Barbara Mujica
Bárbara Mujica is a novelist, short story writer, essayist and critic. Frida, her latest novel, is based on the tumultuous relationship between Frida Kahlo and Diego Rivera, and the rivalry between Frida and her sister Cristina for Diego’s affection.
A Professor of Spanish at Georgetown University, Mujica is a specialist in Early Modern Spanish literature and Latin American culture who has written extensively on Spanish literature, mysticism, the pastoral novel, and seventeenth-century theater, and her articles have appeared in many academic journals. She is also director of El Retablo, Georgetown University’s Spanish-language theater group.
Other book-length fiction includes The Deaths of Don Bernardo (novel, 1990), Sanchez across the Street (stories, 1997), Far from My Mother’s Home which is currently being translated into French (stories, 1999), and Affirmative Actions! (2000). Appearing in numerous magazines including The Minnesota Review, Pangolin Papers, and The Literary Review, and anthologies such as Where Angels Glide at Dawn, eds. Lori Carlson and Cynthia Ventura, Intro. Isabel Allende (1990, 1993), What Is Secret: Stories by Chilean Women, ed. Marjorie Agosín (1995), Two Worlds Walking, ed. C. W. Truesdale and Diana Glancy (1994), and The House of Memory, ed. Marjorie Agosín (1999), Dr. Mujica’s short stories have been nominated for numerous awards and prizes.
In 1998 Dr. Mujica won the Pangolin Prize for Best Short Story of the Year and in 1992 the E. L. Doctorow International Fiction Competition. She has also won grants and awards from Poets and Writers of New York, the Spanish Government, and other institutions. She is a two-time nominee for the Pushcart Prize for Fiction. Mujica’s essays have appeared in The New York Times, The Washington Post, The Miami Herald, The Dallas Morning Star, and hundreds of other publications. In 1990 her essay “Bilingualism’s Goal” was named one of the best 50 op-eds of the decade by The New York Times. Her latest non-fiction works are Hispanomundo, an overview of Latin American culture which has been classroom tested extensively in her Colloquium on Hispanic Society, scheduled for publication in 2001 by Harcourt Brace, and Sophia’s Daughters: Women Writers of Early Modern Spain, scheduled for publication in 2002 by Yale University Press.
In addition, she has written Et in Arcadia Ego: Essays on Death in the Pastoral Novel (1990, co-authored with Bruno Damiani), Iberian Pastoral Characters (1986), and Calderon’s Characters: An Existential Point of View (1980). She has edited El texto puesto en escena: Estudios sobre la comedia en honor a Everett W. Hesse (2000, with Anita Stoll; published with a full grant from the Association of Hispanic Classical Theater), Looking at the Comedia in the Year of the Quincentennial (1993, with Sharon Voros), and Texto y espectáculo (1989).
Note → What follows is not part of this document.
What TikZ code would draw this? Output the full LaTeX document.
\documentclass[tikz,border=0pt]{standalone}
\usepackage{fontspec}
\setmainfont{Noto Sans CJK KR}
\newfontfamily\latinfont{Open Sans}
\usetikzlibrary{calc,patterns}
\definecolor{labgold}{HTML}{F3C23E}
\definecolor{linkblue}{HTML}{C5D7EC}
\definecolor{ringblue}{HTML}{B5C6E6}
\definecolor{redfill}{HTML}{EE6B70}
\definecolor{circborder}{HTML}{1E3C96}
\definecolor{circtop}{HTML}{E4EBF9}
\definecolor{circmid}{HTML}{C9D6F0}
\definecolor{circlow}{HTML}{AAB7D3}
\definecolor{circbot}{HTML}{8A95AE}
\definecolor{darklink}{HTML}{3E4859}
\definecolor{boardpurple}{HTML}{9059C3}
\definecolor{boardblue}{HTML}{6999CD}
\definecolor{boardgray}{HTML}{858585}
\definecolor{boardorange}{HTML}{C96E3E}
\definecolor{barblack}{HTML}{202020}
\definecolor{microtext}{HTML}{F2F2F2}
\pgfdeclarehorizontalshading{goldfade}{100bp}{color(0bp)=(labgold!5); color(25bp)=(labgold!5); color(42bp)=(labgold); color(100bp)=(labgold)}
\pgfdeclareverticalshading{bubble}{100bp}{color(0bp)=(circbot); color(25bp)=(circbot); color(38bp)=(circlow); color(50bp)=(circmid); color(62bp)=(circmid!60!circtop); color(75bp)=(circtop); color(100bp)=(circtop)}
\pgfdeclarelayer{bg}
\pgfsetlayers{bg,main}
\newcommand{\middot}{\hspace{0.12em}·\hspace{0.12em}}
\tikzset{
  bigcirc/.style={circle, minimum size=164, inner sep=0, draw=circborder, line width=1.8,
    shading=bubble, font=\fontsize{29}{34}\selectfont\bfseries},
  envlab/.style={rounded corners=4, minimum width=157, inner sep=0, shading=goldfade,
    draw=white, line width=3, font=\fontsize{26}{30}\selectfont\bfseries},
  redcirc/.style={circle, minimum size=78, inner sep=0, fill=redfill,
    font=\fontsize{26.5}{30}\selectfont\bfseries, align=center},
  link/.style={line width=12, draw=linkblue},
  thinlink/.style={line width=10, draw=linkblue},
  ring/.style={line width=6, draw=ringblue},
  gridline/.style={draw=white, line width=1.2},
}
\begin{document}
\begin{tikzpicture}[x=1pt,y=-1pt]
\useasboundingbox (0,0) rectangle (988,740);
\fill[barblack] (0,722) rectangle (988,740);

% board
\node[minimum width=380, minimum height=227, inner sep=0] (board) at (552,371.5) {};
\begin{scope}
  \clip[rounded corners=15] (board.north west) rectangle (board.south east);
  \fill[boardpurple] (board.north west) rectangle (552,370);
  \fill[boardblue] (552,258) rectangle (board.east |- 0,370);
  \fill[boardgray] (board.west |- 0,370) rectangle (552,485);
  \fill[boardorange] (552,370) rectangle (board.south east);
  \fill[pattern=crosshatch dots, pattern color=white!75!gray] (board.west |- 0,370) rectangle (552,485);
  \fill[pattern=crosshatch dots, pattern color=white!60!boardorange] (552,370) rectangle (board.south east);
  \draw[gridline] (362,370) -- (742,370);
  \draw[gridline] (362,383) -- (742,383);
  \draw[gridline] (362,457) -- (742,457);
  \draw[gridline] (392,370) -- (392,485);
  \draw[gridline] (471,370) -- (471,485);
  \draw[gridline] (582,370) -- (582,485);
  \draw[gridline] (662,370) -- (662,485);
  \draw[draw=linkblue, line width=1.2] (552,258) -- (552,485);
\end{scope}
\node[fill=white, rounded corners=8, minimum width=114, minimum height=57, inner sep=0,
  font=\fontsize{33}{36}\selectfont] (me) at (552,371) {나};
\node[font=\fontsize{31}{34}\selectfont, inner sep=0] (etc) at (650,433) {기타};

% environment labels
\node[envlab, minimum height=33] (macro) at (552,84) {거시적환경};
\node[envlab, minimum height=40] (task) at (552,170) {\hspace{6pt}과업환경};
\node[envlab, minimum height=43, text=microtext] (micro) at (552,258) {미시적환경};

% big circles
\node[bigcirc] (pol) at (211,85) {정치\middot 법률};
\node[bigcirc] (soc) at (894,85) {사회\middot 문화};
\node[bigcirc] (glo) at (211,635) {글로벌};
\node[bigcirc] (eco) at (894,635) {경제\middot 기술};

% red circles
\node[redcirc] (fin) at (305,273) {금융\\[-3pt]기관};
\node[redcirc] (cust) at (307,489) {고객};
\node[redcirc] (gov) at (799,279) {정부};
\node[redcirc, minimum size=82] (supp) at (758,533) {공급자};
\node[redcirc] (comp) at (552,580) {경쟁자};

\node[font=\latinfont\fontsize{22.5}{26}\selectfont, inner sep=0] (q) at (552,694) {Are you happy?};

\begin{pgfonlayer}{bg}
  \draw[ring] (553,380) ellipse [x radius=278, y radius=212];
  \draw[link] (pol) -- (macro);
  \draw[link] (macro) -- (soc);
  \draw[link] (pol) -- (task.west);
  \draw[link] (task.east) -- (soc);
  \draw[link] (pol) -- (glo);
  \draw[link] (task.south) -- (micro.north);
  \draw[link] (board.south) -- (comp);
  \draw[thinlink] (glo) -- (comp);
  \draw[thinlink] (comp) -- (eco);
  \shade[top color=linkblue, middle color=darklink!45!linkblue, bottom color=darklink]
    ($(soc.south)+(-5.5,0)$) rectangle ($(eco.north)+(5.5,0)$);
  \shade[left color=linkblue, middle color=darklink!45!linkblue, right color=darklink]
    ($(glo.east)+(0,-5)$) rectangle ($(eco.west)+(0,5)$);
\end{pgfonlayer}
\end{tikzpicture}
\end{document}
She also edited Comedia Studies at the End of the Century, a special issue of the journal Hispania (Sept. 1999).
Mujica has also published eight anthologies of Spanish and Spanish American literature: Milenio: Milaños de literatura española (2001), Antología de la literatura española: Siglos XVIII y XIX (1999), Premio Nóbel: Once grandes escritores del mundo hispánico (1997), Texto y vida: Introducción a la literatura hispanoamericana (1992), Antología de la literatura española: Edad Media (1991), Antología de la literatura española: Renacimiento y Siglo de Oro (1991), Texto y vida: Introducción a la literatura española (1990), and Readings in Spanish Literature (1975). Her anthologies have been published by Georgetown University Press, Oxford University Press, John Wiley & Sons, and Harcourt College Publishing. Her articles have appeared in many scholarly journals and collections. She has also published numerous language books, the most recent being El próximo paso, published by Harcourt in 1996.
As book review editor of Américas, the cultural magazine of the Organization of American States, Dr. Mujica regularly reviews new books from Latin America and interviews Latin American authors. Over 130 of her reviews and interviews were published in Books of the Américas: Reviews and Interviews from Américas Magazine, 1990-1995 (1997). A second collection, covering the years 1996-2000 was published in 2001. Mujica’s articles on Hispanic culture and language have appeared in hundreds of major newspapers and magazines.
Dr. Mujica is a member of the editorial boards of Bulletin of the Comediantes and Hispania. She has lectured widely on Golden Age theater in the United States and abroad. In March 2000 she was Master of Ceremonies and Discussant at the Golden Age Theater Festival in El Paso, Texas.